A better week

At my husband’s insistence (smart man), I got myself a mentor. I’d been asking the conference for a mentor for ages, but it was certainly not on the top of the priority list for them and nothing happened. So I took it upon myself to call a pastor from a nearby church who I really respect and asked him to be my unofficial mentor. He drove out to my house to talk to me on Thursday (since I still don’t have a car with brakes), and his comments and insights contributed to my having a much better week.

First, it is important to note that I’ve had two kinds of mentors: people like my mother in law and my previous pastor–loud, outgoing, excited people who deal with stress by barreling through it, and people like my internship supervisor and my new mentor–quiet, humble, well-balanced people (totally unlike me!), who handle stress and difficult situations by transcending them, being the calm presence unaffected by the storm. Basically type A and B sort of thing. It is definitely good for me to have some B-type mentors in my life.

My mentor gave me lots of advice in his laid-back, gentle way. I have to rephrase it in my type-A way, but you’ll get the point. First of all, he said that the reason I hate my job is because I haven’t really had the chance to do it yet. I’ve been spending all my time taking care of adminstrative problems and nurturing people, which is not the skill set I bring to ministry, or what I am passionate about or called to do. Put simply, he said, my job is to inspire. And any given congregation will do everything in their power to keep me from doing this job because it makes them uncomfortable. They will try to trick me into doing everything else because they don’t want me to be inspiring and radical. I can’t let them. My job is to be an inspirational, in-their-face prophet, and until I do that, I will have very low job satisfaction, and feel like I’m in the wrong field. Any change, my mentor said, causes great stress and anxiety among those who like the status quo. They will get agitated, and they will try to sell me their agitation. I can’t buy it. That is the equivalent of validating their unhealthy and stressful reaction. I am to be the calm, unaffected one, who models appropriate means of conflict resolution and response to transition.

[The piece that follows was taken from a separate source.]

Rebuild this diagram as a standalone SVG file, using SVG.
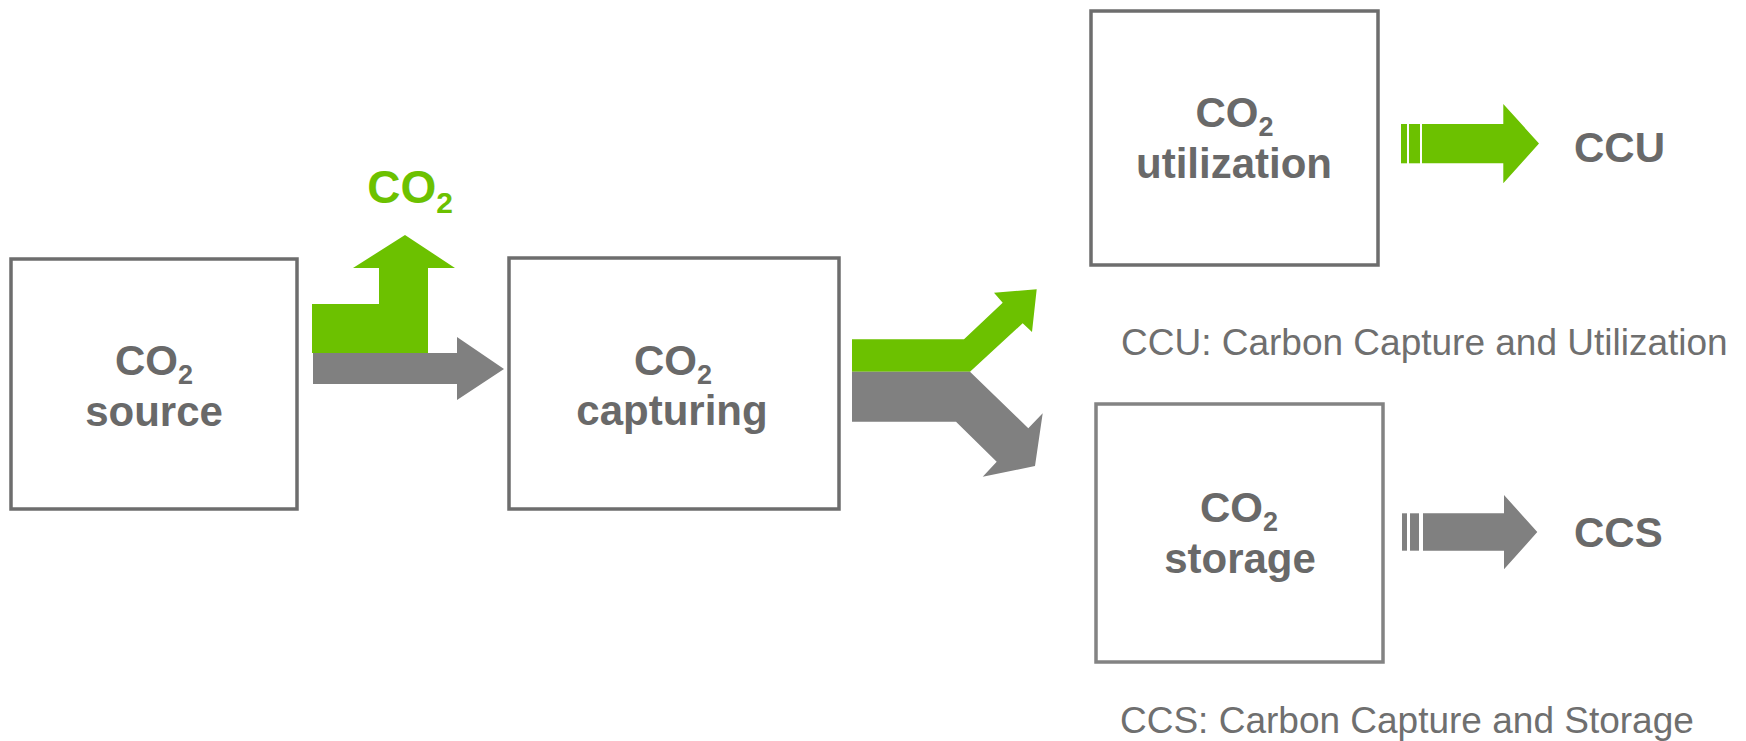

Easy for his type-B self to say, but the point is valid. Taking on other people’s drama is the equivalent of giving a screaming toddler a candy to shut him up–it only reinforces the behavior.

Finally, he took a look at my church’s mission statement, and encouraged me to dismiss it. Too long, too vague, and too impossible. “You don’t have to do all this,” he said. “No one can do all this.” Should I have them make a new vision statement? No, he said to simply ignore it and build some of my own vision for the church, and inspire people with it, something I am much more comfortable doing.

So I had a much better week. While my sermon on Sunday was short (because it was also pledge Sunday, which took a lot of time), it was more exciting and engaging. I think I even pounded the pulpit once or twice. I felt good giving it, which I haven’t felt in a long time.

Five things I loved about my work this week:
1. Great sermon on Sunday.
2. Meeting with my mentor and feeling better about my job. My husband remarked that he hadn’t seen me smile like that in six months.
3. Meeting with the communications committee last Monday and commiserating about the election.
4. I really love my Pastor-Staff Parish Relations Committee. This is a committee that can potentially tear you down or support you, and mine does the latter very well.
5. Sunday night and today I worked tirelessly on Advent. Mind you, I have a service every Sunday and every Wednesday. I can now say that between now and Christmas, I have to plan only 3 services: The Blue Christmas service (for people still in mourning, who struggle with the holidays), the pageant Sunday (not the pageant itself, but the stuff that goes with it), and the Christmas Eve Service itself. I have been very creative and productive. I’m very proud of myself, and I almost like my job. Some of it anyway.